§ **Written exercise**:
Your task is to retype, word for word, the lines from the start of the data through the line holding "1.36, 0.54, 2.52]". Do not include the pictures.

§ **Supplied data**:
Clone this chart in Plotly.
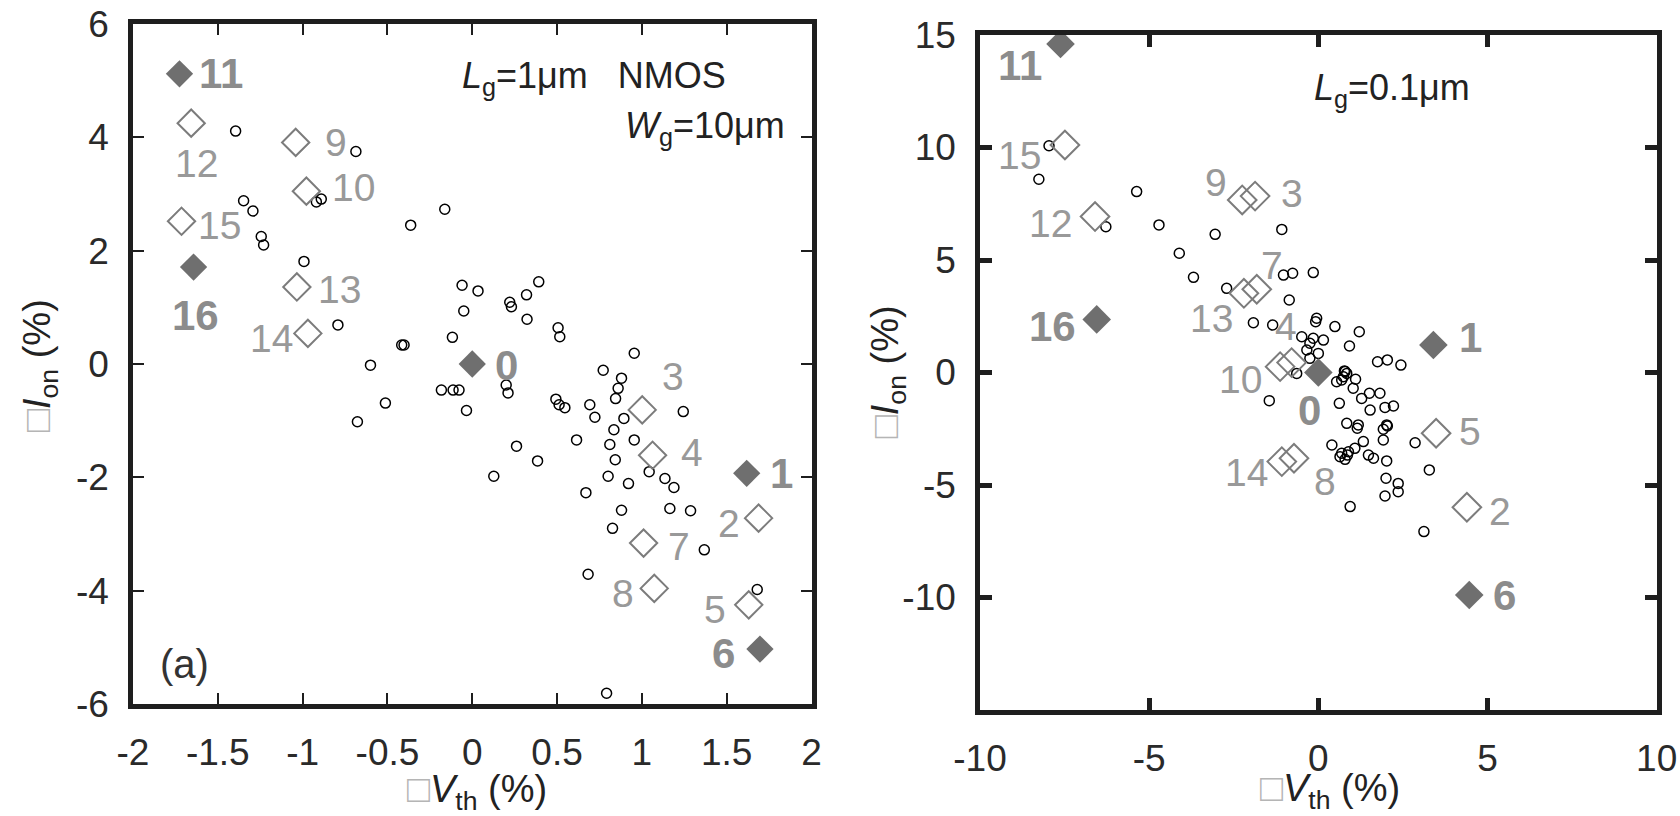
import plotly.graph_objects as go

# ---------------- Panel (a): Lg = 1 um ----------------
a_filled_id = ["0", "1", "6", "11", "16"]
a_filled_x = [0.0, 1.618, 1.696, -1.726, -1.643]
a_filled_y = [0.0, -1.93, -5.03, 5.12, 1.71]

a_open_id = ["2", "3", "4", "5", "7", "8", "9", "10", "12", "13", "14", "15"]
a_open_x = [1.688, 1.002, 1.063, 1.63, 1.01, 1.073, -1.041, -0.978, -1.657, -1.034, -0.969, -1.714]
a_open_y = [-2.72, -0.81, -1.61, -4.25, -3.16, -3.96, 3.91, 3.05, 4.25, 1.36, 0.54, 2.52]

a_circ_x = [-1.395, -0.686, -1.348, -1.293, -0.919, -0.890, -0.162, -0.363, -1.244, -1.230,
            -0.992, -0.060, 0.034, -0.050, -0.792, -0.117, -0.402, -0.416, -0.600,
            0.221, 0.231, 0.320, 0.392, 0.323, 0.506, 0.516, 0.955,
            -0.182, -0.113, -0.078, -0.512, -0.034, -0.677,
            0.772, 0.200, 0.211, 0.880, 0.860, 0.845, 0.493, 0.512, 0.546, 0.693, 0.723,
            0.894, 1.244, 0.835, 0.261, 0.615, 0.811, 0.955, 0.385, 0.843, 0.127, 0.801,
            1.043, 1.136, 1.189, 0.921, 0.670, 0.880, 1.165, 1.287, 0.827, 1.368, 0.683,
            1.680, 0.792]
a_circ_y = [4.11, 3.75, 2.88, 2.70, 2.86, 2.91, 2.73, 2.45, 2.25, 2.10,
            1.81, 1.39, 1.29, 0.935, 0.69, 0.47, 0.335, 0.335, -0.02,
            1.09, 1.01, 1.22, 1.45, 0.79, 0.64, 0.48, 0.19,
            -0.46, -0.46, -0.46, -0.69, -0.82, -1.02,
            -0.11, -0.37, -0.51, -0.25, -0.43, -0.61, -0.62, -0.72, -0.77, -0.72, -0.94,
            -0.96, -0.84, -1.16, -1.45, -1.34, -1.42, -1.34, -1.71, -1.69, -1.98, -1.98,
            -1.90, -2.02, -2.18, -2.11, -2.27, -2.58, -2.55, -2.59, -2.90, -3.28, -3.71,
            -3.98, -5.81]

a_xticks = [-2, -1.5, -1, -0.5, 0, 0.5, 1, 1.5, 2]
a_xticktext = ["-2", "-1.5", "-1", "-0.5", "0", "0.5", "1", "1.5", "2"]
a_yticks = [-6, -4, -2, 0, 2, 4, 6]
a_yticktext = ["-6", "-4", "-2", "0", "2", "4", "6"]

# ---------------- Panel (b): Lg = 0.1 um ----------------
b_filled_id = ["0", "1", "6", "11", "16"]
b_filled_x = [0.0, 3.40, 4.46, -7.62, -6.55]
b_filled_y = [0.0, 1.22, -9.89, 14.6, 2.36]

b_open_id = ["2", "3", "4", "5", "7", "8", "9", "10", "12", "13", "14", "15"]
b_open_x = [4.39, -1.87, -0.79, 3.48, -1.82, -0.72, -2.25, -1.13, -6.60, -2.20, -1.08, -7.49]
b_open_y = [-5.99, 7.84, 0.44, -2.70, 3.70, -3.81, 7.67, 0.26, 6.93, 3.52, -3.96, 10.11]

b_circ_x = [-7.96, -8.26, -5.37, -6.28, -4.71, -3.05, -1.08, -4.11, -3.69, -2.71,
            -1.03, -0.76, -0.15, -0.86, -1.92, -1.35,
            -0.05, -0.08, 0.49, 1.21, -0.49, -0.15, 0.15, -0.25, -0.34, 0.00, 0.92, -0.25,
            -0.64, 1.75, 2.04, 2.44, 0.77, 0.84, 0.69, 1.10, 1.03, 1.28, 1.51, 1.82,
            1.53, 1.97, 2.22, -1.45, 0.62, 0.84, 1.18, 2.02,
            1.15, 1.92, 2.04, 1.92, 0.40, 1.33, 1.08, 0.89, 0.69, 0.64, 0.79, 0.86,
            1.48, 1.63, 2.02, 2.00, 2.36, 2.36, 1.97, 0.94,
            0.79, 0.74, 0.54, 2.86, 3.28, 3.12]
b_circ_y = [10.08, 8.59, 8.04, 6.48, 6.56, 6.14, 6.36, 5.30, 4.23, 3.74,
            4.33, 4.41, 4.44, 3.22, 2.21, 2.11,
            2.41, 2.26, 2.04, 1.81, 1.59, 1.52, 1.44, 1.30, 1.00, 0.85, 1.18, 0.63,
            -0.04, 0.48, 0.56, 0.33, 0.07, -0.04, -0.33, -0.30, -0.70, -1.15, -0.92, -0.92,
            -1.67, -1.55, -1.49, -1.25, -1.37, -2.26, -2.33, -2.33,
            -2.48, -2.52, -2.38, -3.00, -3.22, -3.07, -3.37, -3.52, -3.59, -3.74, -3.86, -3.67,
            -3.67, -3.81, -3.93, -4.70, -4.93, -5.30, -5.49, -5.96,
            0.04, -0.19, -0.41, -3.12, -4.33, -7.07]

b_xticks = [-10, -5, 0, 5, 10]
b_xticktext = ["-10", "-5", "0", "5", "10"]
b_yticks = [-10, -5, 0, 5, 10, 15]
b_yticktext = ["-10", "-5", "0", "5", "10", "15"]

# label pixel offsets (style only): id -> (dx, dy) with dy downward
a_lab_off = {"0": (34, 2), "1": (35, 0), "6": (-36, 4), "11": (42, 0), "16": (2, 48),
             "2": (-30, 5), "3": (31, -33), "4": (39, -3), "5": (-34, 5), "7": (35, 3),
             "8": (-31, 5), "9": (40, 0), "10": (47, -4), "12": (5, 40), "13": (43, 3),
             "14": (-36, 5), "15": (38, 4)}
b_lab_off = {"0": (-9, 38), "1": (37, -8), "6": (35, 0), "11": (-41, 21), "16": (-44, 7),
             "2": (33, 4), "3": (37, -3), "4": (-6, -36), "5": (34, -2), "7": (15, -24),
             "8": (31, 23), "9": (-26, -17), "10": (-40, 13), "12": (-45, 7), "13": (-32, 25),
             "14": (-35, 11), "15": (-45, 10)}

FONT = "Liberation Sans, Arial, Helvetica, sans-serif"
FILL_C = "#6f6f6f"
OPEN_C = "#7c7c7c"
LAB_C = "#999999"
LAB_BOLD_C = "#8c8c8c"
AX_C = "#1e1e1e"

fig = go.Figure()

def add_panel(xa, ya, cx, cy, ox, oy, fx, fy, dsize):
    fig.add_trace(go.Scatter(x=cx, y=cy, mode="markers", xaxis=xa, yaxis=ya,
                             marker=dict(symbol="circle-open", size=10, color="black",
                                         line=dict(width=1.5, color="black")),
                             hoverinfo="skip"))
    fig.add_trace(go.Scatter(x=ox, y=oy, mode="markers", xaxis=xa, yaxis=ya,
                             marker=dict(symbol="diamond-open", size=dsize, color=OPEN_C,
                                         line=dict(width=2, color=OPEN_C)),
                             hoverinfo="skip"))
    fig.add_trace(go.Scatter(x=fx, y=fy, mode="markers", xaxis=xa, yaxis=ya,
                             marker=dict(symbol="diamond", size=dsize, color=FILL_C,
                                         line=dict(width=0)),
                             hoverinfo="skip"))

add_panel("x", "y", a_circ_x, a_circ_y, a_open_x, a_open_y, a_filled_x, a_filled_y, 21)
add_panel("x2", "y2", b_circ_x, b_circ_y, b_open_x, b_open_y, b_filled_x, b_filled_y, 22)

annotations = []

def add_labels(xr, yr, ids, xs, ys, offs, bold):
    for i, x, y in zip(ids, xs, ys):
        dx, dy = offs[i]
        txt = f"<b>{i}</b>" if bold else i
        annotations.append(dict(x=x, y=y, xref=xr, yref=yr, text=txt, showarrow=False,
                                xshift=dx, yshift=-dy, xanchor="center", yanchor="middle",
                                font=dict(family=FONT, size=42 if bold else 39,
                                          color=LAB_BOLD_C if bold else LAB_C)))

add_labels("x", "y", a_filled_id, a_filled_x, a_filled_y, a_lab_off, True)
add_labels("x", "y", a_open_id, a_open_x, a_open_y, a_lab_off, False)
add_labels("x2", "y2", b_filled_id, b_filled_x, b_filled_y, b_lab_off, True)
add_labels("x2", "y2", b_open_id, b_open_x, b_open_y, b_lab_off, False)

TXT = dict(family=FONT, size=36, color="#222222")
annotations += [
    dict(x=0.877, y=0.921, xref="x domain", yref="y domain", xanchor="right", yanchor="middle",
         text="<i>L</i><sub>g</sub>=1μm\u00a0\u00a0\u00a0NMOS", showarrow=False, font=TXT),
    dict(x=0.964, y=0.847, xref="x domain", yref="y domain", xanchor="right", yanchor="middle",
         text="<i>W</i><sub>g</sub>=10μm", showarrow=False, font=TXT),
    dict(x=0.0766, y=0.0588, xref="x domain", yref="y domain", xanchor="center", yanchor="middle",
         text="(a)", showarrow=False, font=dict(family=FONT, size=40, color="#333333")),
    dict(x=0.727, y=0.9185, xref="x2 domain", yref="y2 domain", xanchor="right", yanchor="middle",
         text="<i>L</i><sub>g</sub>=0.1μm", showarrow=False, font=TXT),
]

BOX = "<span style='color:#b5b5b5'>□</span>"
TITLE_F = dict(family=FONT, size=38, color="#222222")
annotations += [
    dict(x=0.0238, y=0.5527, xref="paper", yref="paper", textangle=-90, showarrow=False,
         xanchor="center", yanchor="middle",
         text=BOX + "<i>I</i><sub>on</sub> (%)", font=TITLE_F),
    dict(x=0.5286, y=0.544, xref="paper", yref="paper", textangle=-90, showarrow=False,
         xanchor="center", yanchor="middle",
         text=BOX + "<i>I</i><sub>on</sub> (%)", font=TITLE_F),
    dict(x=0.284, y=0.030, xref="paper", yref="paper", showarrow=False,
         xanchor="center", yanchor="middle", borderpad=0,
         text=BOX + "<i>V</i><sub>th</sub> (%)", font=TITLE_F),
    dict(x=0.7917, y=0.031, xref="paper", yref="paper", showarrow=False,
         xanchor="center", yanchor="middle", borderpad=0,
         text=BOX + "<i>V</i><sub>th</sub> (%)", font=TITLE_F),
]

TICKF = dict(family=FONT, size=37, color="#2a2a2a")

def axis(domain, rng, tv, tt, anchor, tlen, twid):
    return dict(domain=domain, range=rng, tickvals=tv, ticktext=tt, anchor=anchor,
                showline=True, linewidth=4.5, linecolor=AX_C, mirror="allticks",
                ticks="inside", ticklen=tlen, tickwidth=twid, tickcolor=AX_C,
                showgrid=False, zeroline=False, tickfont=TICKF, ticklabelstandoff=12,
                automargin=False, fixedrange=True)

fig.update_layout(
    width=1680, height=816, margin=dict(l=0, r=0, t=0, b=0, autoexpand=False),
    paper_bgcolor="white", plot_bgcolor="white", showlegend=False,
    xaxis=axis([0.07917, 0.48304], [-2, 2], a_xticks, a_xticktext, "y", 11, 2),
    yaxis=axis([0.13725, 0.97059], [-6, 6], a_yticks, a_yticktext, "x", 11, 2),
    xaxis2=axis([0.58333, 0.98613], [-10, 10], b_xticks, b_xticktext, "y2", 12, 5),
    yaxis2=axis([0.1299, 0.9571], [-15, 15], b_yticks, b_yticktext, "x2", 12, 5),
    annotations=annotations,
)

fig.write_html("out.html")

§ **Exercise solution**:
Clone this chart in Plotly.
import plotly.graph_objects as go

# ---------------- Panel (a): Lg = 1 um ----------------
a_filled_id = ["0", "1", "6", "11", "16"]
a_filled_x = [0.0, 1.618, 1.696, -1.726, -1.643]
a_filled_y = [0.0, -1.93, -5.03, 5.12, 1.71]

a_open_id = ["2", "3", "4", "5", "7", "8", "9", "10", "12", "13", "14", "15"]
a_open_x = [1.688, 1.002, 1.063, 1.63, 1.01, 1.073, -1.041, -0.978, -1.657, -1.034, -0.969, -1.714]
a_open_y = [-2.72, -0.81, -1.61, -4.25, -3.16, -3.96, 3.91, 3.05, 4.25, 1.36, 0.54, 2.52]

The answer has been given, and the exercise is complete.